# GOAL OF THE EXERCISE
Only the lines from the start of the data to the line containing "(0,0) rectangle (1299,578);", both included, should be output, exactly and without pictures.

# DATASET CONTENT

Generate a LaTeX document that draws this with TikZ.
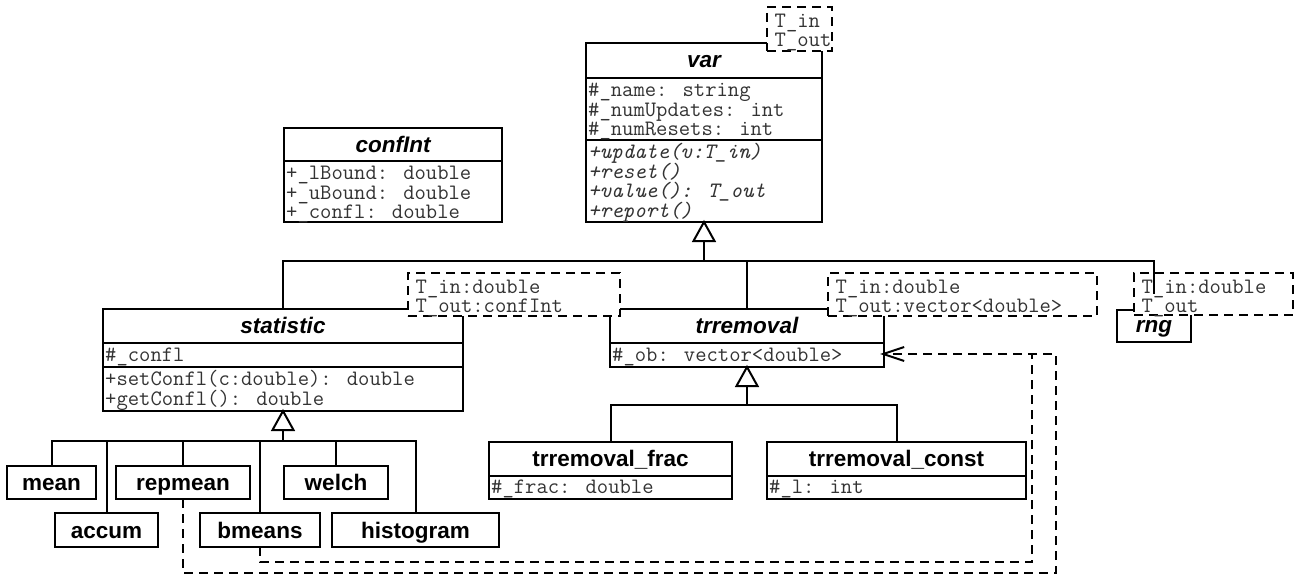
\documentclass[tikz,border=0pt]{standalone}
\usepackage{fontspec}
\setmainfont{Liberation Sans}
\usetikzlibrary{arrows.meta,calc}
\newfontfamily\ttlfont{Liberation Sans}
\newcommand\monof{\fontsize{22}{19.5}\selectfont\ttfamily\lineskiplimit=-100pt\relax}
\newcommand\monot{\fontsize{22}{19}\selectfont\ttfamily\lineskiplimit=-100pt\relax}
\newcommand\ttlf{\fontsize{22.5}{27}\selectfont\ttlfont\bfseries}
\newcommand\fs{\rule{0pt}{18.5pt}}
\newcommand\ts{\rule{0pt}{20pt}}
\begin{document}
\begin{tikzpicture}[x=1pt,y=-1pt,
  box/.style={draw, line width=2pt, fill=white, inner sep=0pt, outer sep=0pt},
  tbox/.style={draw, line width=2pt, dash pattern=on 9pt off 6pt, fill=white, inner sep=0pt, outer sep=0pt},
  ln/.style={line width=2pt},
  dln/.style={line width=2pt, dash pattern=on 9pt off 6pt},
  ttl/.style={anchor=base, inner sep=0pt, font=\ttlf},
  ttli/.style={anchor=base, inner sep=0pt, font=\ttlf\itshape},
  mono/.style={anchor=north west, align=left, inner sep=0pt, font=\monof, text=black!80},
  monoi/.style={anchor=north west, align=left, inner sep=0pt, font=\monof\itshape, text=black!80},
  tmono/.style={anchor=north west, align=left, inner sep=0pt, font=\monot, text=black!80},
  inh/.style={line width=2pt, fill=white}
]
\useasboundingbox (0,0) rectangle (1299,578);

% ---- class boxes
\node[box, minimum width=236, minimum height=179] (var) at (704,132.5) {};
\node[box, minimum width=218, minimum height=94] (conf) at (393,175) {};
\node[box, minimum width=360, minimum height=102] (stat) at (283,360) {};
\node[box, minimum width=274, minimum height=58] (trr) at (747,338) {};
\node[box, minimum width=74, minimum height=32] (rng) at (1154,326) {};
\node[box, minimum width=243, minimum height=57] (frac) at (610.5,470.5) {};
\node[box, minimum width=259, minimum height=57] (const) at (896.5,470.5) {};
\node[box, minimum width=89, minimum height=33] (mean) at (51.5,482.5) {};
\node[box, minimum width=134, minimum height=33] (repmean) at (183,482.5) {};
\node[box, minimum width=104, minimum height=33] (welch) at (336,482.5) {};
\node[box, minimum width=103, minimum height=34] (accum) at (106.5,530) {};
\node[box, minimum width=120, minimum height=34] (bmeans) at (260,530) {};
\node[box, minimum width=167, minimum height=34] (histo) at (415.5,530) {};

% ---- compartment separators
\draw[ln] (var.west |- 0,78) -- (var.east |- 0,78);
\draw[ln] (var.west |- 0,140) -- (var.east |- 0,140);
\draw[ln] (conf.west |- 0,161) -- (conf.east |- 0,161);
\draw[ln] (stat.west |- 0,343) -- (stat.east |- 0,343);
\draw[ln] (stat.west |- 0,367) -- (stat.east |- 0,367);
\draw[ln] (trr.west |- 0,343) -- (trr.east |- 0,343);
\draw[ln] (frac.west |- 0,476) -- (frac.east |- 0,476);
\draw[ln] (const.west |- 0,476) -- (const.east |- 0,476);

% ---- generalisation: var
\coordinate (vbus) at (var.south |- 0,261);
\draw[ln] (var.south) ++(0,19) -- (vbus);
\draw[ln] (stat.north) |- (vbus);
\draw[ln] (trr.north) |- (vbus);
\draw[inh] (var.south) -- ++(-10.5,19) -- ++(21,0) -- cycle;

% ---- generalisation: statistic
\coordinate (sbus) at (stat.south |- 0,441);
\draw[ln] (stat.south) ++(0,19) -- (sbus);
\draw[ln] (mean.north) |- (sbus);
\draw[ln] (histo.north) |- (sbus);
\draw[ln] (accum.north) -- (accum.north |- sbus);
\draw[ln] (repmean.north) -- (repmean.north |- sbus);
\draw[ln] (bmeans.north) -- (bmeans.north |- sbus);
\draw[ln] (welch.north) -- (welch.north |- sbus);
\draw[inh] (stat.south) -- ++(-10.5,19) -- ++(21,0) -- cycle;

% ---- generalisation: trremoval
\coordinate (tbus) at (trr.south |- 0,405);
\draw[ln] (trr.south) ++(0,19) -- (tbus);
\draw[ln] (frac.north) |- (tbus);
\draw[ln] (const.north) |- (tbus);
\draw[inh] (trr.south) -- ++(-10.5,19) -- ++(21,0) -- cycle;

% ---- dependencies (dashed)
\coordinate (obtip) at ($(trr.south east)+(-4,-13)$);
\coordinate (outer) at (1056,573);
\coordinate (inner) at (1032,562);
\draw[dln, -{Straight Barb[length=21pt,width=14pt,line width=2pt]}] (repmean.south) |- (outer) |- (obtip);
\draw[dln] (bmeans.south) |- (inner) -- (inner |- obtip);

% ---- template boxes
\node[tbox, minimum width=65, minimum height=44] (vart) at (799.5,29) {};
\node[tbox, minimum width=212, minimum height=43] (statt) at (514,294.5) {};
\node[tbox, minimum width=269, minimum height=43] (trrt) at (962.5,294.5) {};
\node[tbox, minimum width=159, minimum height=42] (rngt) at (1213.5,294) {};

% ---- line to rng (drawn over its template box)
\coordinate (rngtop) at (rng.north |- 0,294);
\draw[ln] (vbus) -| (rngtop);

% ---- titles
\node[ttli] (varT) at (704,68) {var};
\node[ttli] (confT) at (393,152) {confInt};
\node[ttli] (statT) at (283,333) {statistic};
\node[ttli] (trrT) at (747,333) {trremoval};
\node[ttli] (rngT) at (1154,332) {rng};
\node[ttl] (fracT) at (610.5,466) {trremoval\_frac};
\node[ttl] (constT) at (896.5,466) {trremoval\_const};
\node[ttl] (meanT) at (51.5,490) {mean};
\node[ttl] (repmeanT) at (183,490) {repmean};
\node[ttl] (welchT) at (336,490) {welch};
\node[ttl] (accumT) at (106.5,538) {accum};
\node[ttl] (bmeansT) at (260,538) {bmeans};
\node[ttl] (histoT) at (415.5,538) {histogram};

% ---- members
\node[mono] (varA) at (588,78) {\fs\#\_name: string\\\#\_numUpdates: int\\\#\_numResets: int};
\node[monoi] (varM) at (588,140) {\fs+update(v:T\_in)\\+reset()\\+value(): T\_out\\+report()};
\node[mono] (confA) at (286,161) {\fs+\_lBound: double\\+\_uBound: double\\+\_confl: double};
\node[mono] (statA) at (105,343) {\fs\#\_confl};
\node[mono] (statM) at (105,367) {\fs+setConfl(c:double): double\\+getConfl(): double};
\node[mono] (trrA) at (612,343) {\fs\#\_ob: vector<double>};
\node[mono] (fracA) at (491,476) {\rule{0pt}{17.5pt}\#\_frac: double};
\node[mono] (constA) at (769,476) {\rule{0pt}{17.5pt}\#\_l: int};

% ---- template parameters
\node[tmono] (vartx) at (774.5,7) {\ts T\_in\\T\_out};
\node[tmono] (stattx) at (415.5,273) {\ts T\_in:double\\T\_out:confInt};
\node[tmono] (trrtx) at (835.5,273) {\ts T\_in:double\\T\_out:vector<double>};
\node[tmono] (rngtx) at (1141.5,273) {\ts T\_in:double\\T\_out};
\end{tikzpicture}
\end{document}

# CORRECT RESPONSE
Generate a LaTeX document that draws this with TikZ.
\documentclass[tikz,border=0pt]{standalone}
\usepackage{fontspec}
\setmainfont{Liberation Sans}
\usetikzlibrary{arrows.meta,calc}
\newfontfamily\ttlfont{Liberation Sans}
\newcommand\monof{\fontsize{22}{19.5}\selectfont\ttfamily\lineskiplimit=-100pt\relax}
\newcommand\monot{\fontsize{22}{19}\selectfont\ttfamily\lineskiplimit=-100pt\relax}
\newcommand\ttlf{\fontsize{22.5}{27}\selectfont\ttlfont\bfseries}
\newcommand\fs{\rule{0pt}{18.5pt}}
\newcommand\ts{\rule{0pt}{20pt}}
\begin{document}
\begin{tikzpicture}[x=1pt,y=-1pt,
  box/.style={draw, line width=2pt, fill=white, inner sep=0pt, outer sep=0pt},
  tbox/.style={draw, line width=2pt, dash pattern=on 9pt off 6pt, fill=white, inner sep=0pt, outer sep=0pt},
  ln/.style={line width=2pt},
  dln/.style={line width=2pt, dash pattern=on 9pt off 6pt},
  ttl/.style={anchor=base, inner sep=0pt, font=\ttlf},
  ttli/.style={anchor=base, inner sep=0pt, font=\ttlf\itshape},
  mono/.style={anchor=north west, align=left, inner sep=0pt, font=\monof, text=black!80},
  monoi/.style={anchor=north west, align=left, inner sep=0pt, font=\monof\itshape, text=black!80},
  tmono/.style={anchor=north west, align=left, inner sep=0pt, font=\monot, text=black!80},
  inh/.style={line width=2pt, fill=white}
]
\useasboundingbox (0,0) rectangle (1299,578);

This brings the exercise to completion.